- North American box art
- Developer(s): Marionette/SRS
- Publisher(s): JP: Pony Inc.; NA: FCI, Inc.;
- Designer(s): Seishi Yokota
- Composer(s): Hironari Tadokoro
- Platform(s): Famicom Disk System, Nintendo Entertainment System
- Release: Famicom Disk System JP: 19 June 1987; NES NA: November 1988;
- Genre(s): Action-adventure
- Mode(s): Single-player

= Dr. Chaos =

1987 video game

Dr. Chaos, officially known as Dr. Chaos: Hell's Gate (ドクター・カオス 地獄の扉, Dokutā Kaosu: Jigoku no Tobira) in Japan, is an action-adventure game originally released in Japan for the Family Computer Disk System in 1987 by Pony Inc.
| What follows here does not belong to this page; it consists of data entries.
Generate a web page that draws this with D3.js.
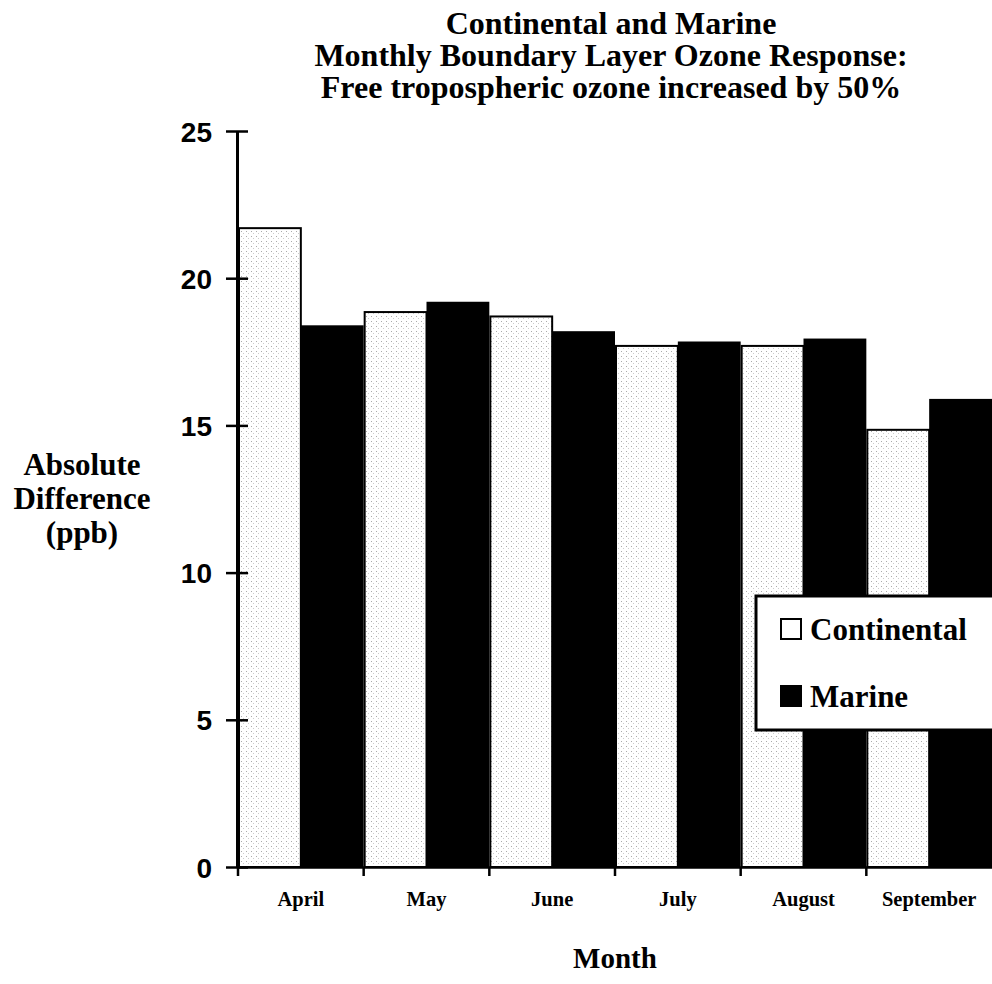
<!DOCTYPE html>
<html>
<head>
<meta charset="utf-8">
<script src="https://cdnjs.cloudflare.com/ajax/libs/d3/7.8.5/d3.min.js"></script>
<style>
    body { margin: 0; background: #fff; }
    #space { width: 992px; height: 984px; overflow: hidden; }
</style>
</head>
<body>
<div id="space"></div>
<script>
var months = ["April", "May", "June", "July", "August", "September"];
var continental = [21.7, 18.85, 18.7, 17.7, 17.7, 14.85];
var marine = [18.4, 19.2, 18.2, 17.85, 17.95, 15.9];
var series_names = ["Continental", "Marine"];
var y_ticks = [0, 5, 10, 15, 20, 25];
var title_lines = ["Continental and Marine", "Monthly Boundary Layer Ozone Response:", "Free tropospheric ozone increased by 50%"];
var y_title_lines = ["Absolute", "Difference", "(ppb)"];
var x_title = "Month";

var svg, x, x_inner, y;
var serif = "'Liberation Serif', 'Times New Roman', serif";
var sans = "'Liberation Sans', Arial, sans-serif";

init();

function init() {
    initSvg();

    x = d3.scaleBand()
            .domain(months)
            .range([238, 992])
            .padding(0);

    x_inner = d3.scaleBand()
            .domain(series_names)
            .range([0, x.bandwidth()])
            .padding(0);

    y = d3.scaleLinear()
            .domain([0, 25])
            .range([867, 131]);

    drawBars();
    drawAxis();
    drawTitles();
    drawLegend();
}

function initSvg() {
    svg = d3.select("#space").append("svg")
                .attr("xmlns", "http://www.w3.org/2000/svg")
                .attr("width", 992)
                .attr("height", 984);

    //Stipple texture of the continental bars
    var pat = svg.append("defs").append("pattern")
                .attr("id", "stipple")
                .attr("patternUnits", "userSpaceOnUse")
                .attr("width", 5)
                .attr("height", 5);
    pat.append("rect").attr("width", 5).attr("height", 5).attr("fill", "#fff");
    pat.append("rect").attr("x", 1).attr("y", 1).attr("width", 1).attr("height", 1).attr("fill", "#aaa");
    pat.append("rect").attr("x", 3).attr("y", 3).attr("width", 1).attr("height", 1).attr("fill", "#ccc");

    //Reorder elements
    svg.append("g").attr("id", "rect");
    svg.append("g").attr("id", "path");
    svg.append("g").attr("id", "text");
}

function drawBars() {
    var g = svg.select("#rect");

    //Continental
    g.selectAll(".bar-cont")
        .data(continental)
        .enter().append("rect")
        .attr("class", "bar-cont")
        .attr("x", function (d, i) { return x(months[i]) + x_inner("Continental") + 1; })
        .attr("y", function (d) { return y(d); })
        .attr("width", x_inner.bandwidth() - 1)
        .attr("height", function (d) { return y(0) - y(d); })
        .attr("fill", "url(#stipple)")
        .attr("stroke", "#000")
        .attr("stroke-width", 2);

    //Marine
    g.selectAll(".bar-marine")
        .data(marine)
        .enter().append("rect")
        .attr("class", "bar-marine")
        .attr("x", function (d, i) { return x(months[i]) + x_inner("Marine"); })
        .attr("y", function (d) { return y(d); })
        .attr("width", x_inner.bandwidth())
        .attr("height", function (d) { return y(0) - y(d); })
        .attr("fill", "#000");
}

function drawAxis() {
    var g = svg.select("#path");

    //Y axis
    var y_axis = d3.axisLeft(y)
                    .tickValues(y_ticks)
                    .tickSizeInner(11)
                    .tickSizeOuter(0)
                    .tickPadding(14);

    var gy = g.append("g")
                .attr("transform", "translate(237,0)")
                .call(y_axis);
    gy.select(".domain").attr("stroke-width", 3);
    gy.selectAll(".tick line")
        .attr("x1", -11)
        .attr("x2", 11)
        .attr("stroke-width", 2.5);
    gy.selectAll(".tick text")
        .attr("font-family", sans)
        .attr("font-weight", "bold")
        .attr("font-size", 28)
        .attr("fill", "#000")
        .attr("dy", "0.36em");

    //X axis
    var x_axis = d3.axisBottom(x)
                    .tickSize(0)
                    .tickPadding(24);

    var gx = g.append("g")
                .attr("transform", "translate(0,867)")
                .call(x_axis);
    gx.select(".domain").attr("stroke-width", 2.5);
    gx.selectAll(".tick text")
        .attr("font-family", serif)
        .attr("font-weight", "bold")
        .attr("font-size", 20.5)
        .attr("fill", "#000");

    //Ticks sit on the month boundaries
    gx.selectAll(".bound")
        .data(months)
        .enter().append("line")
        .attr("class", "bound")
        .attr("x1", function (d) { return x(d); })
        .attr("x2", function (d) { return x(d); })
        .attr("y1", 0)
        .attr("y2", 9)
        .attr("stroke", "#000")
        .attr("stroke-width", 2.5);
}

function drawTitles() {
    var g = svg.select("#text");

    g.selectAll(".title")
        .data(title_lines)
        .enter().append("text")
        .attr("class", "title")
        .attr("x", 611)
        .attr("y", function (d, i) { return 34 + i * 32; })
        .attr("text-anchor", "middle")
        .attr("font-family", serif)
        .attr("font-weight", "bold")
        .attr("font-size", 32)
        .attr("fill", "#000")
        .text(function (d) { return d; });

    g.selectAll(".ytitle")
        .data(y_title_lines)
        .enter().append("text")
        .attr("class", "ytitle")
        .attr("x", 82)
        .attr("y", function (d, i) { return 475 + i * 34; })
        .attr("text-anchor", "middle")
        .attr("font-family", serif)
        .attr("font-weight", "bold")
        .attr("font-size", 31)
        .attr("fill", "#000")
        .text(function (d) { return d; });

    g.append("text")
        .attr("x", 615)
        .attr("y", 968)
        .attr("text-anchor", "middle")
        .attr("font-family", serif)
        .attr("font-weight", "bold")
        .attr("font-size", 29)
        .attr("fill", "#000")
        .text(x_title);
}

function drawLegend() {
    var g = svg.select("#text").append("g").attr("id", "legend");

    g.append("rect")
        .attr("x", 756)
        .attr("y", 596)
        .attr("width", 245)
        .attr("height", 134)
        .attr("fill", "#fff")
        .attr("stroke", "#000")
        .attr("stroke-width", 3);

    var items = g.selectAll(".item")
                .data(series_names)
                .enter().append("g")
                .attr("class", "item")
                .attr("transform", function (d, i) { return "translate(780," + (618 + i * 67) + ")"; });

    items.append("rect")
        .attr("x", 1)
        .attr("y", 1)
        .attr("width", 20)
        .attr("height", 20)
        .attr("fill", function (d) { return d == "Marine" ? "#000" : "#fff"; })
        .attr("stroke", "#000")
        .attr("stroke-width", 2);

    items.append("text")
        .attr("x", 30)
        .attr("y", 22)
        .attr("font-family", serif)
        .attr("font-weight", "bold")
        .attr("font-size", 31)
        .attr("fill", "#000")
        .text(function (d) { return d; });
}
</script>
</body>
</html>
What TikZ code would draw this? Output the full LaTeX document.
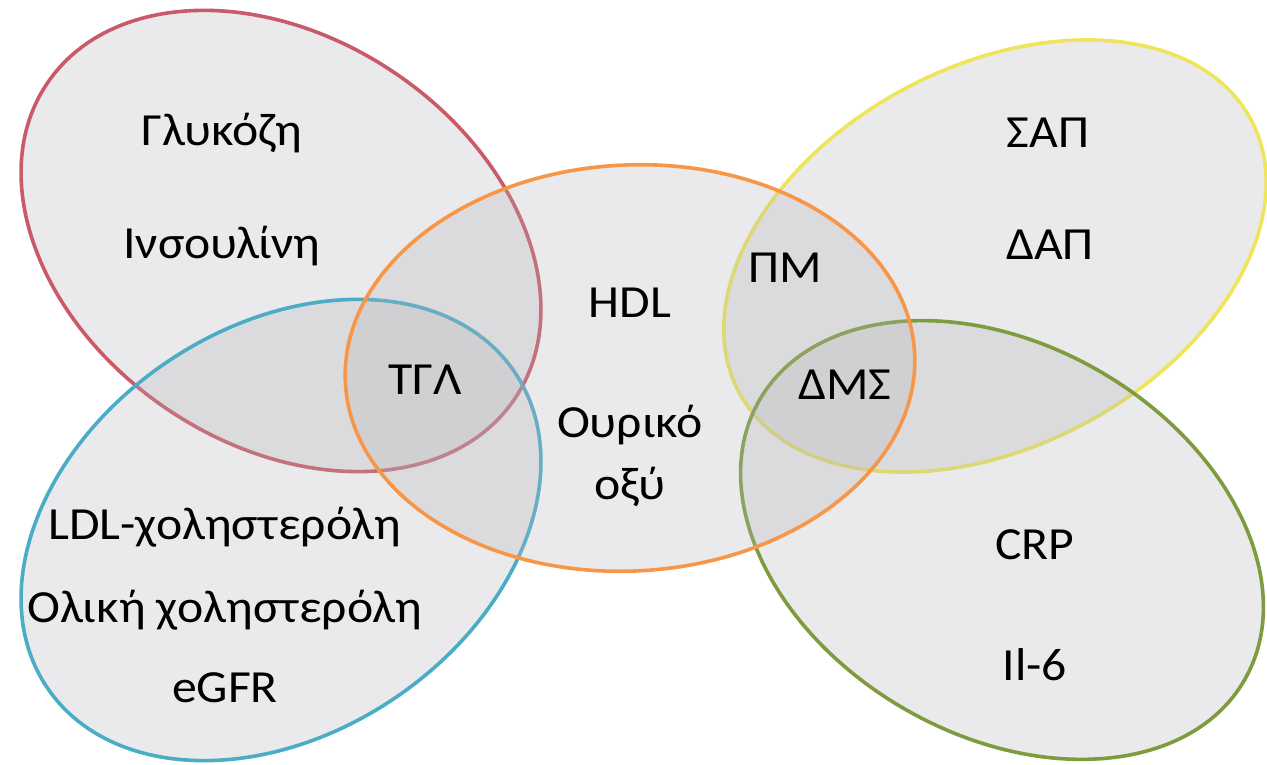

An English localization was produced for the Nintendo Entertainment System that was released in North America by FCI in 1988.

== Plot ==
The story revolves around Dr. Ginn Chaos, a mad scientist who has retreated from society in order to conduct secret experiments in his extensive mansion. His latest invention is an Interdimensional Warpgate, which grants access to another world. When his younger brother, Michael, arrives at the mansion for a visit, he finds Ginn missing. To make matters worse, the mansion's architecture is damaged and overrun with strange, hostile creatures. Michael must now survive their attacks while negotiating the mansion's many corridors in a desperate attempt to find his brother. Dr. Chaos is similar to The Goonies II.

== Gameplay ==

The player of this 2D side-scrolling adventure assumes the role of Michael Chaos, who is armed with only a Knife in the beginning. However, as Michael moves through the house, he can pick up Handgun Bullets, Machine Gun Bullets, Grenades and life-replenishing Yellow Vitamins and Red Vitamins. There is a menu which has four options, open, get, go, and hit. There are 11 Warp Zones in all. At the end of each of the first 10 Warp Zones, Michael must fight a large monster that carries a piece of the Laser and guards a valuable piece of equipment, the latter consisting of the Ultra Space Sensor, four Life Bottles, the Air Helmet, the Jump Boots, two Blue Vitamins and the Shield Suit. Once Michael fully assembles the Laser, he'll be able to challenge the final boss, Canbarian. On top of the normal side-scrolling gameplay, there are also many point and click sections.